■ EXERCISE DESCRIPTION: Without copying any pictures, restate exactly the lines from the start of the records through the line containing "import plotly.graph_objects as go".

++++ INPUT ROWS

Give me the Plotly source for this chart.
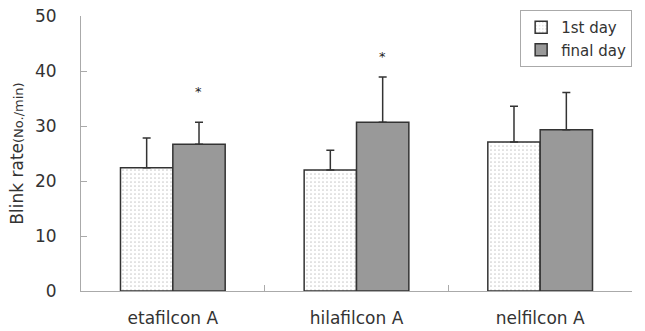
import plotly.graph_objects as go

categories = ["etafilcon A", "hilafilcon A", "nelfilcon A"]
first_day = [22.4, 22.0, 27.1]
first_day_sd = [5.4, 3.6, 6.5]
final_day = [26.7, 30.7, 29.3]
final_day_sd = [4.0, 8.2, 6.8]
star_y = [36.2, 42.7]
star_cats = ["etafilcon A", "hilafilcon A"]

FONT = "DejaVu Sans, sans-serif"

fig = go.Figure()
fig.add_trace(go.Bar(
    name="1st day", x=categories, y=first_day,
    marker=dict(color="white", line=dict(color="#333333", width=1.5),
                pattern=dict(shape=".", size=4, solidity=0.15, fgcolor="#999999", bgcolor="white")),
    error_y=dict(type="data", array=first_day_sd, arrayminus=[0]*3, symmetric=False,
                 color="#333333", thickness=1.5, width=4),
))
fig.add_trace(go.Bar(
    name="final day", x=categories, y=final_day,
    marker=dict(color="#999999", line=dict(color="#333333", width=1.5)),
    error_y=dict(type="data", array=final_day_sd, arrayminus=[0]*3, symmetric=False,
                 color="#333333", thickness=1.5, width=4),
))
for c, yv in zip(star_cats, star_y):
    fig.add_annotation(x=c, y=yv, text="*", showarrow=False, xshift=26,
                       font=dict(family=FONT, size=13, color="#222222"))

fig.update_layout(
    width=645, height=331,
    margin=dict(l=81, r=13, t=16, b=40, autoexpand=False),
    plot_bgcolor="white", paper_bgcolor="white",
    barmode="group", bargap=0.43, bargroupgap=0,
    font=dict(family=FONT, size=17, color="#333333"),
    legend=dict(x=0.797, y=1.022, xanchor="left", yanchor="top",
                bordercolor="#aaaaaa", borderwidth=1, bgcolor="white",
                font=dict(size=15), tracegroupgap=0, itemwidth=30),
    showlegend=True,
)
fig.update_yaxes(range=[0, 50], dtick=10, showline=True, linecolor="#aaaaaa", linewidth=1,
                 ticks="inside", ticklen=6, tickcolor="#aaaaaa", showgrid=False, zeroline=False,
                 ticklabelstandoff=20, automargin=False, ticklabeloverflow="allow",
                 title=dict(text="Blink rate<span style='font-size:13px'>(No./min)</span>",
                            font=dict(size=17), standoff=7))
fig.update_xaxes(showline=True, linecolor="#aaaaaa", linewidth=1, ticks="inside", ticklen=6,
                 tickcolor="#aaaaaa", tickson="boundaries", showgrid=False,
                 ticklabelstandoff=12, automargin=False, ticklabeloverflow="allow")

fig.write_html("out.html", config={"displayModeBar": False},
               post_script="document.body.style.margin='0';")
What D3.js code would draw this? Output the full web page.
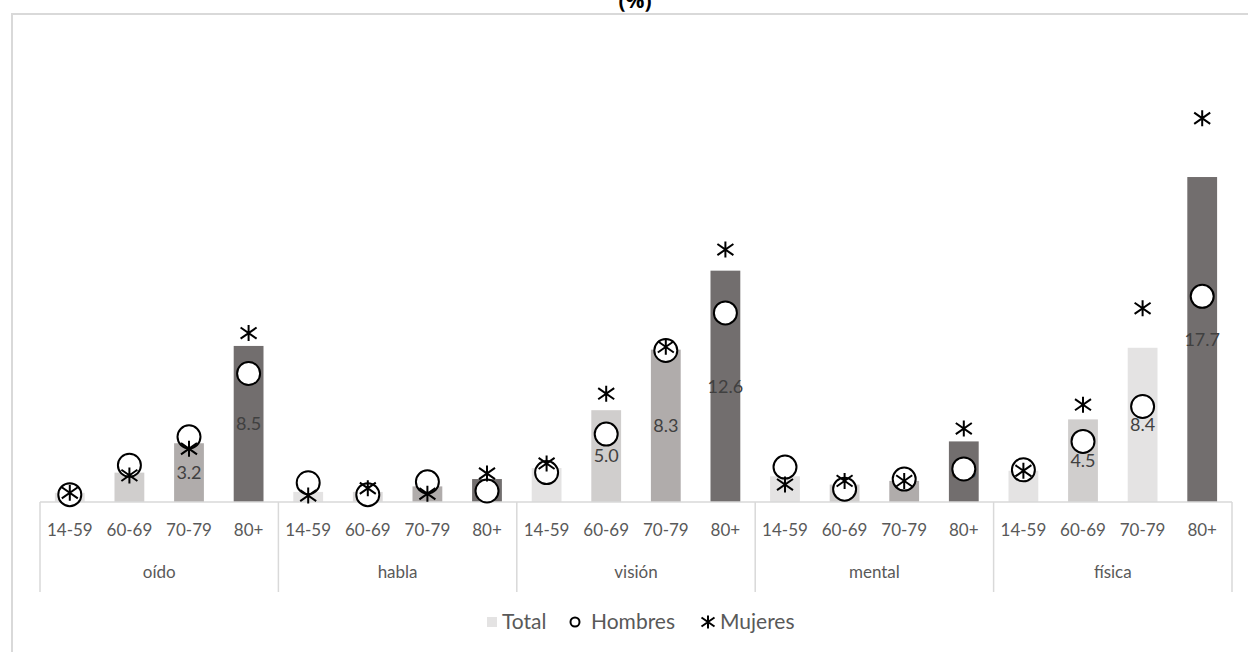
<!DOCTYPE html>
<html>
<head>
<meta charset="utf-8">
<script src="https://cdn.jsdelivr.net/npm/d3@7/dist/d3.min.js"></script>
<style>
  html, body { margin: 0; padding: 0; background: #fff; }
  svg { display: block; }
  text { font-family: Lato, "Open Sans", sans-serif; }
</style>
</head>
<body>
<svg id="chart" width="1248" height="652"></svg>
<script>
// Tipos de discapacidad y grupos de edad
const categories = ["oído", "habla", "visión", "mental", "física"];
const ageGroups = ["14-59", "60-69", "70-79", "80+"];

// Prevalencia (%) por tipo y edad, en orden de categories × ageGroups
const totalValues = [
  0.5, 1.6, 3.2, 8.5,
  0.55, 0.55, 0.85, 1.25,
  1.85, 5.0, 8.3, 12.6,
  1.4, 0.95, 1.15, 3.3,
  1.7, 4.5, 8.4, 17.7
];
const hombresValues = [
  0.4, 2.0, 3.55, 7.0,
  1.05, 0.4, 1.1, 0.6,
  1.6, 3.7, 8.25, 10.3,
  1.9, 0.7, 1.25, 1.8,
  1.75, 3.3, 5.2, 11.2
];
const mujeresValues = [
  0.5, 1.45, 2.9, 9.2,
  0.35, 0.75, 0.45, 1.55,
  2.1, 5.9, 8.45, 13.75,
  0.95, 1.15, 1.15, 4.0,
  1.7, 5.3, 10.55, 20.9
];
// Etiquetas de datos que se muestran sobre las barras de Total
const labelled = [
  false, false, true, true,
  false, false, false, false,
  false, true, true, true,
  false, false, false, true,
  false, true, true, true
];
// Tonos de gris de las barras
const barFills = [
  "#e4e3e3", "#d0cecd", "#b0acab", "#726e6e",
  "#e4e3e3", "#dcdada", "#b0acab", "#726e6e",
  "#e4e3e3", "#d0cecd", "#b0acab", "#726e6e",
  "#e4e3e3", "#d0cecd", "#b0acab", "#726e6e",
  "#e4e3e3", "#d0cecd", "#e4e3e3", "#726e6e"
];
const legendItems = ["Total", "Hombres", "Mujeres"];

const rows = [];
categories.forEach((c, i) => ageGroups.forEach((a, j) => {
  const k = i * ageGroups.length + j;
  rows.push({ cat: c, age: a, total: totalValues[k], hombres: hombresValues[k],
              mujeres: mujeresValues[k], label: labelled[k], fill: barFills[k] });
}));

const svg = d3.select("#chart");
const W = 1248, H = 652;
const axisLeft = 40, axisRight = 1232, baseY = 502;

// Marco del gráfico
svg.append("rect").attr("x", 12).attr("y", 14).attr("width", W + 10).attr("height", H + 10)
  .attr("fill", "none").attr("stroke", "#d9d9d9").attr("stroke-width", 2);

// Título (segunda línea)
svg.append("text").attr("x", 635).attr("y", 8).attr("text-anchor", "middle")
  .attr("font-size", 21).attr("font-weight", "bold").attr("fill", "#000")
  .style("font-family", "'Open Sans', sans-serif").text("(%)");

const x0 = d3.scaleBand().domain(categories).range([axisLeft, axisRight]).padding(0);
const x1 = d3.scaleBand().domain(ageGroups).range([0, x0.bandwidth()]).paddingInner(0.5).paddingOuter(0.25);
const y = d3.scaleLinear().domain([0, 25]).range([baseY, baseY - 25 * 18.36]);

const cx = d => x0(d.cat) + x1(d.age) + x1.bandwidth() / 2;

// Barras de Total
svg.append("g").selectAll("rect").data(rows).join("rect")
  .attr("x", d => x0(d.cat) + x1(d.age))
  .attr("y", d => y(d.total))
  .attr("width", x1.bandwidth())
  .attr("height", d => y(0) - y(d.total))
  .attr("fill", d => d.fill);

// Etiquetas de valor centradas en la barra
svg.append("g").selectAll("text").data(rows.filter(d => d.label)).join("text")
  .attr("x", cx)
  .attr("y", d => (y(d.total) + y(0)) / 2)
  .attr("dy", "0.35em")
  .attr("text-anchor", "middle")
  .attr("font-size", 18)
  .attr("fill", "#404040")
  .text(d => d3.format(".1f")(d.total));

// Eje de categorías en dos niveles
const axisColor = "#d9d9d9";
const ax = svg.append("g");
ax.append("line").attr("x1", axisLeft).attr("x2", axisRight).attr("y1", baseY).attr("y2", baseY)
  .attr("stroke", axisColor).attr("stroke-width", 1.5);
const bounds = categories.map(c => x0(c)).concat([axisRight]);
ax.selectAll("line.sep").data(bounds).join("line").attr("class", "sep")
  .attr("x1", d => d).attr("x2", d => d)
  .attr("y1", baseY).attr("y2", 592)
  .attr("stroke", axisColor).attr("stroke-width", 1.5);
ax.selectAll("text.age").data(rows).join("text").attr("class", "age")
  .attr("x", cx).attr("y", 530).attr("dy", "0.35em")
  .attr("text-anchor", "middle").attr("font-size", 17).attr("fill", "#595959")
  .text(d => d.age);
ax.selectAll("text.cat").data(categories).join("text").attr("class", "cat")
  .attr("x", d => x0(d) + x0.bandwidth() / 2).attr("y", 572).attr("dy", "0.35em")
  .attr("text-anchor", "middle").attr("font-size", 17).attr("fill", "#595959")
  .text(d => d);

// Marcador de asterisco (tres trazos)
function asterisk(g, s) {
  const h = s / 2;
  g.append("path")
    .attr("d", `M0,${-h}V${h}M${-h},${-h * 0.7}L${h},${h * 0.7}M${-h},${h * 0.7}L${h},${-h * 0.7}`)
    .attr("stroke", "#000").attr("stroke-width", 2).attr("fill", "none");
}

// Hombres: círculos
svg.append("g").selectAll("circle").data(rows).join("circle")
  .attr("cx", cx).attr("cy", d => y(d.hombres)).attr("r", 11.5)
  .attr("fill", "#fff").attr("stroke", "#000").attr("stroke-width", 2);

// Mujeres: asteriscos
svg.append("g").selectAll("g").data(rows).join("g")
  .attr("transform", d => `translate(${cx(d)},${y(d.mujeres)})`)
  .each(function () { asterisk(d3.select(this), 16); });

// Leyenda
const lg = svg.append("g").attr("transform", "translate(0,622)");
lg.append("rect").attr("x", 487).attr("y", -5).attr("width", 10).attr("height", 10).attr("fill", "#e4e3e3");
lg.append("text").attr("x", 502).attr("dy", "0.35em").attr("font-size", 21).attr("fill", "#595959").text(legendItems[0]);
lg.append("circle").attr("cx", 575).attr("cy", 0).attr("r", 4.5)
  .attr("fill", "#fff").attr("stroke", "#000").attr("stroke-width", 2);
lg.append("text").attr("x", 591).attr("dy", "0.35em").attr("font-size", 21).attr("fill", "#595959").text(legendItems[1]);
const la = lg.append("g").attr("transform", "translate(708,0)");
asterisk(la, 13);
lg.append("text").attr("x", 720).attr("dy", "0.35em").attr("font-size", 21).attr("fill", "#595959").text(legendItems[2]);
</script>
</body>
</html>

++++++++

■ SOLUTION FOR THIS EXERCISE:
Give me the Plotly source for this chart.
import plotly.graph_objects as go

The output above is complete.